Baa is a highly-optimised tokenizer/lexer written in TypeScript. It is inspired by moo , but completely rewritten.

It accepts most of moo's configurations, but lacks some features.

• No support for arrays of keywords.
• No support for rules that are arrays of rule definitions.
• No support for regular expressions with unicode flag
• Less dynamic checks (e.g. silently drops all provided regex flags)

Advantages:

• Compiles to a reusable concurrency-save lexer instead of creating an iterable object directly (see "Usage").
• Different token format.
• Slightly faster than moo (at least not much slower)
• About 2.2kb of size.
• Strong typings, including state-names and token-types
• Understandable code

Note: This was mostly an exercise for me to practice test-driven development and think about architecture a bit. In the end, I tried to optimize speed and build size. I don't think it makes a lot of difference whether you use moo or baa. moo is more popular and may be better supported in the long run. I will use baa in handlebars-ng though.

Installation

Install the baa-lexer with

npm install baa-lexer

Usage

The examples/ show you how to use baa. One of the simple examples is this:

import { baa } from "baa-lexer";

const lexer = baa({
  main: {
    A: "a",
    FALLBACK: { fallback: true },
    B: "b",
  },
});

for (const token of lexer.lex("a b")) {
  console.log(token);
}

This will print in the following tokens:

{ type: 'A',  original: 'a', value: 'a', start: { line: 1, column: 0 }, end: { line: 1, column: 1 } }
{ type: 'FALLBACK', original: ' ', value: ' ', start: { line: 1, column: 1 }, end: { line: 1, column: 2 } }
{ type: 'B', original: 'b', value: 'b', start: { line: 1, column: 2 }, end: { line: 1, column: 3 } }

For a complete list of rules, have a look at the tests

Using types

If you create a type

interface Typings {
  tokenType: "my" | "token" | "types";
  stateName: "my" | "state" | "names";
}

and pass it as generic to the baa function, you will get auto-completion for types within the configuration as well as for the "type" field in the created tokens. The following screenshot highlights all places that are type-checked and auto-completed.

Benchmarks

See performance/ for the exact tests and run then yourself with

yarn perf

These are the results, but be aware that results may vary a lot:

 BENCH  Summary

  moo - performance/moo-baa.bench.ts > moo-baa test: './tests/abab.ts' (+0)
    1.07x faster than baa

  baa - performance/moo-baa.bench.ts > moo-baa test: './tests/fallback.ts' (+0)
    1.19x faster than moo

  baa - performance/moo-baa.bench.ts > moo-baa test: './tests/handlears-ng.ts' (+0)
    1.50x faster than moo

  baa - performance/moo-baa.bench.ts > moo-baa test: './tests/handlears-ng.ts' (1)
    1.25x faster than moo

  baa - performance/moo-baa.bench.ts > moo-baa test: './tests/handlears-ng.ts' (2)
    1.19x faster than moo

  baa - performance/moo-baa.bench.ts > moo-baa test: './tests/json-regex.ts' (+0)
    1.15x faster than moo

  moo - performance/moo-baa.bench.ts > moo-baa test: './tests/json.ts' (+0)
    1.04x faster than baa

Readable / Extendable code

What bothered me most about moo was that it is just one large JavaScript file, and it took me a long while to understand all the optimizations they implemented.
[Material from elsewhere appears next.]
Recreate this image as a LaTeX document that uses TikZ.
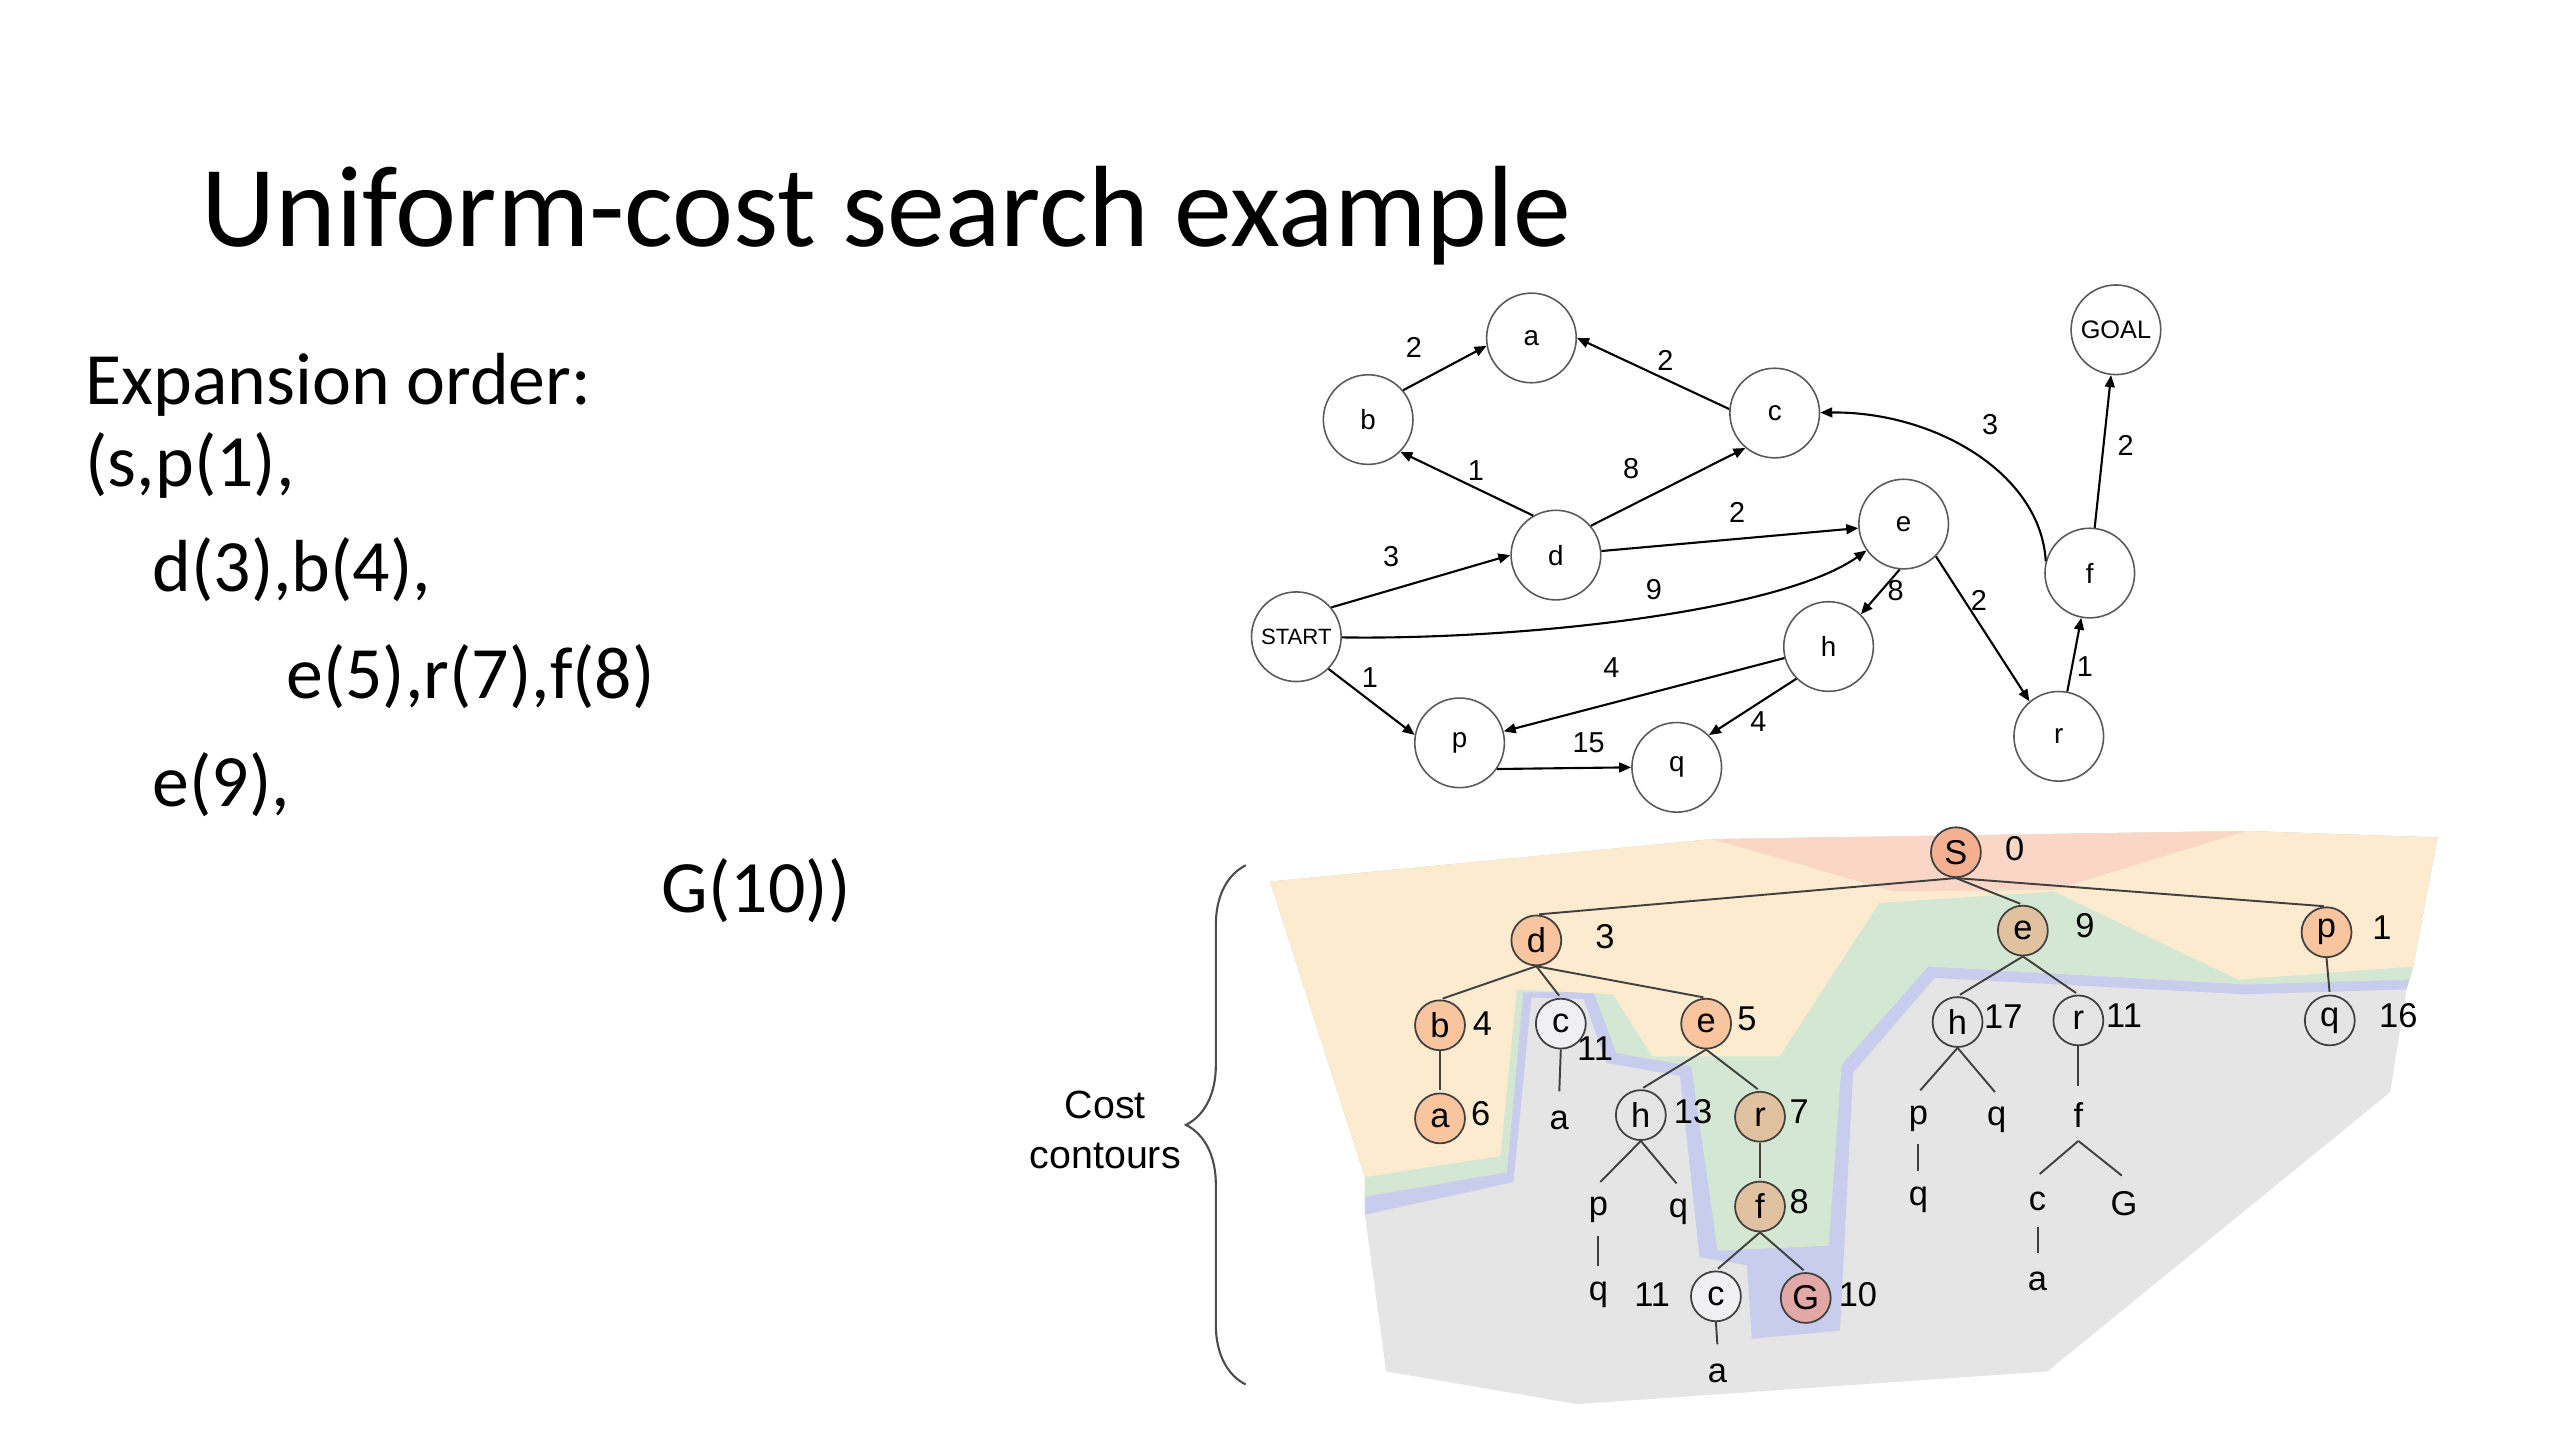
\documentclass[tikz,border=0pt]{standalone}
\usepackage{fontspec}
\setmainfont{Carlito}
\newfontfamily\arialfont{Liberation Sans}
\usetikzlibrary{positioning,calc,arrows.meta,decorations.pathreplacing}

\definecolor{peach}{RGB}{253,235,207}
\definecolor{mint}{RGB}{212,231,211}
\definecolor{lavender}{RGB}{200,205,237}
\definecolor{lightgrey}{RGB}{229,229,229}
\definecolor{blush}{RGB}{249,214,198}
\definecolor{nodeorange}{RGB}{249,197,158}
\definecolor{nodesalmon}{RGB}{245,176,146}
\definecolor{nodetan}{RGB}{224,194,160}
\definecolor{nodepink}{RGB}{226,168,166}
\definecolor{nodewhite}{RGB}{240,240,242}

\tikzset{
  gnode/.style={circle, draw=black!65, line width=0.45pt, minimum size=25.5pt, inner sep=0pt, font=\arialfont\fontsize{7.9}{8}\selectfont},
  gedge/.style={line width=0.6pt, -{Triangle[length=3.4pt,width=2.8pt]}},
  wlabel/.style={inner sep=0pt, font=\arialfont\fontsize{8.2}{9}\selectfont},
  tnode/.style={circle, draw=black!75, line width=0.5pt, minimum size=14.2pt, inner sep=0pt, font=\arialfont\fontsize{9.8}{10}\selectfont},
  tleaf/.style={tnode, draw=none},
  tcost/.style={inner sep=0pt, font=\arialfont\fontsize{9.8}{10}\selectfont},
  tedge/.style={draw=black!75, line width=0.55pt, shorten >=0.8pt},
  bigtext/.style={anchor=base west, inner sep=0pt, font=\fontsize{21}{25}\selectfont}
}

\begin{document}
\begin{tikzpicture}[x=0.16327mm, y=-0.16327mm]
    \useasboundingbox (0,0) rectangle (1568,882);

    % Title and expansion order
    \node[anchor=base west, inner sep=0pt, font=\fontsize{32.9}{39}\selectfont] (title) at (123,151) {Uniform-cost search example};
    \node[bigtext] (order) at (52,248) {Expansion order:};
    \node[bigtext] (step1) at (52,298) {(s,p(1),};
    \node[bigtext] (step2) at (93,362) {d(3),b(4),};
    \node[bigtext] (step3) at (175,428) {e(5),r(7),f(8)};
    \node[bigtext] (step4) at (93,494) {e(9),};
    \node[bigtext] (step5) at (405,559) {G(10))};

    % State space graph
    \node[gnode] (a) at (938,207) {a};
    \node[gnode] (b) at (838,257) {b};
    \node[gnode] (c) at (1087,253) {c};
    \node[gnode, font=\arialfont\fontsize{7.2}{8}\selectfont] (goal) at (1296,202) {GOAL};
    \node[gnode] (d) at (953,340) {d};
    \node[gnode] (e) at (1166,321) {e};
    \node[gnode] (f) at (1280,351) {f};
    \node[gnode, font=\arialfont\fontsize{6.3}{7}\selectfont] (start) at (794,390) {START};
    \node[gnode] (h) at (1120,396) {h};
    \node[gnode] (p) at (894,455) {p};
    \node[gnode] (q) at (1027,470) {q};
    \node[gnode] (r) at (1261,451) {r};

    \foreach \u/\v in {b.40/a.190, c.175/a.east, d.120/b.-45, d.40/c.-130, start.40/d.west, d/e, f/goal,
                       e.-95/h.45, e.-45/r.130, r/f, start.-45/p.170, h/p, h.-135/q.45, p.-35/q.west}
        \draw[gedge] (\u) -- (\v);
    \draw[gedge] (start) .. controls (930,392) and (1090,375) .. (e);
    \draw[gedge] (f.165) .. controls (1250,290) and (1185,252) .. (c);

    \foreach \n/\x/\y/\w in {ba/866/213/2, ca/1020/221/2, db/904/288/1, dc/999/287/8, fc/1219/260/3, fg/1302/273/2,
                             de/1064/314/2, sd/852/341/3, se/1013/361/9, eh/1161/362/8, er/1212/368/2, rf/1277/408/1,
                             sp/839/415/1, hp/987/409/4, hq/1077/442/4, pq/973/455/15}
        \node[wlabel] (w\n) at (\x,\y) {\w};

    % Cost contours
    \fill[lightgrey] (778,540) -- (1049,514) -- (1376,509) -- (1493,513) -- (1478,592) -- (1474,606) -- (1464,669)
        -- (1254,840) -- (966,860) -- (849,840) -- (836,744) -- (836,721) -- cycle;
    \fill[lavender] (778,540) -- (1049,514) -- (1376,509) -- (1493,513) -- (1478,592) -- (1474,606)
        -- (1375,609) -- (1185,599) -- (1135,657) -- (1127,815) -- (1073,820) -- (1070,775) -- (1041,770)
        -- (1029,659) -- (984,651) -- (970,612) -- (938,611) -- (927,724) -- (836,744) -- (836,721) -- cycle;
    \fill[mint] (778,540) -- (1049,514) -- (1376,509) -- (1493,513) -- (1478,592) -- (1476,600)
        -- (1375,603) -- (1181,592) -- (1128,652) -- (1120,763) -- (1052,766) -- (1036,653)
        -- (990,645) -- (976,607) -- (933,608) -- (923,718) -- (836,733) -- (836,721) -- cycle;
    \fill[peach] (778,540) -- (1049,514) -- (1376,509) -- (1493,513) -- (1478,592)
        -- (1371,600) -- (1258,546) -- (1151,553) -- (1090,647) -- (1012,647) -- (988,609)
        -- (929,606) -- (919,708) -- (836,721) -- cycle;
    \fill[blush] (1049,514) -- (1376,509) -- (1258,545) -- (1160,546) -- cycle;

    % Search tree
    \node[tnode, fill=nodesalmon] (tS) at (1198,522) {S};
    \node[tnode, fill=nodeorange] (td) at (941,576) {d};
    \node[tnode, fill=nodetan] (te9) at (1239,570) {e};
    \node[tnode, fill=nodeorange] (tp) at (1425,571) {p};
    \node[tnode, fill=nodeorange] (tb) at (882,628) {b};
    \node[tnode, fill=nodewhite] (tc) at (956,627) {c};
    \node[tnode, fill=nodeorange] (te5) at (1045,627) {e};
    \node[tnode] (th17) at (1199,626) {h};
    \node[tnode] (tr11) at (1273,625) {r};
    \node[tnode] (tq16) at (1427,625) {q};
    \node[tnode, fill=nodeorange] (ta6) at (882,685) {a};
    \node[tleaf] (ta1) at (955,686) {a};
    \node[tnode] (th13) at (1005,683) {h};
    \node[tnode, fill=nodetan] (tr7) at (1078,684) {r};
    \node[tleaf] (tp1) at (1175,685) {p};
    \node[tleaf] (tq1) at (1223,686) {q};
    \node[tleaf] (tf1) at (1273,683) {f};
    \node[tleaf] (tp2) at (979,741) {p};
    \node[tleaf] (tq2) at (1028,742) {q};
    \node[tnode, fill=nodetan] (tf8) at (1078,739) {f};
    \node[tleaf] (tq3) at (1175,735) {q};
    \node[tleaf] (tc3) at (1248,736) {c};
    \node[tleaf] (tG2) at (1301,737) {G};
    \node[tleaf] (tq4) at (979,793) {q};
    \node[tnode, fill=nodewhite] (tc2) at (1051,794) {c};
    \node[tnode, fill=nodepink] (tG) at (1106,795) {G};
    \node[tleaf] (ta2) at (1248,785) {a};
    \node[tleaf] (ta3) at (1052,841) {a};

    \foreach \u/\v in {tS/td, tS/te9, tS/tp, td/tb, td/tc, td/te5, te9/th17, te9/tr11, tp/tq16, tb/ta6, tc/ta1,
                       te5/th13, te5/tr7, th17/tp1, th17/tq1, tr11/tf1, th13/tp2, th13/tq2, tr7/tf8, tp1/tq3,
                       tf1/tc3, tf1/tG2, tp2/tq4, tf8/tc2, tf8/tG, tc3/ta2, tc2/ta3}
        \draw[tedge] (\u.south) -- (\v.north);

    \foreach \n/\x/\y/\k in {S/1234/520/0, d/983/574/3, e9/1277/567/9, p/1459/568/1, b/908/627/4, c/977/642/11,
                             e5/1070/624/5, h17/1227/623/17, r11/1301/622/11, q16/1469/622/16, a6/907/682/6,
                             h13/1037/681/13, r7/1102/681/7, f8/1102/736/8, c2/1012/793/11, G/1138/793/10}
        \node[tcost] (k\n) at (\x,\y) {\k};

    % Brace and its label
    \coordinate (braceTop) at (763,530);
    \coordinate (braceBot) at (763,848);
    \draw[black!70, line width=0.6pt, decorate, decoration={brace, amplitude=17pt}] (braceBot) -- (braceTop);
    \node[align=center, inner sep=0pt, font=\arialfont\fontsize{11.2}{14.1}\selectfont] (contours) at (677,692) {Cost\\contours};
\end{tikzpicture}
\end{document}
It tried to take modular approach. Basically the whole program is divided into

• The Lexer: Responsible for creating an IterableIterator of tokens which then manages state transitions. Uses the TokenFactory to create the actual tokens.
• The Matcher: Finds the next token match. There are different strategies
  • RegexMatcher: Creates a large regex to find the next match
  • StickySingleCharMatcher: Uses an array to map char-codes to rules. Can only find single-char tokens, but this can be done much faster than with Regex.
• The StateProcessor: Uses the Matcher to find the next match, interleaves matches for fallback and error rules.
• The TokenFactory: Keeps track of the current location and creates tokens from matches.
• The mooAdapter takes a moo-config and combines all those components so that they do what they should.

Advances usage

You do not have to use the mooAdapter though: Most the internal components are exposed, so you can use them yourself. You can create a StateProcess and pass your own Matcher instance to it. You can create a completely new StateProcessor with completely custom logic.

The program could also be extended to allow a custom TokenFactory, applying the token format that you need (but I won't do this unless somebody needs it).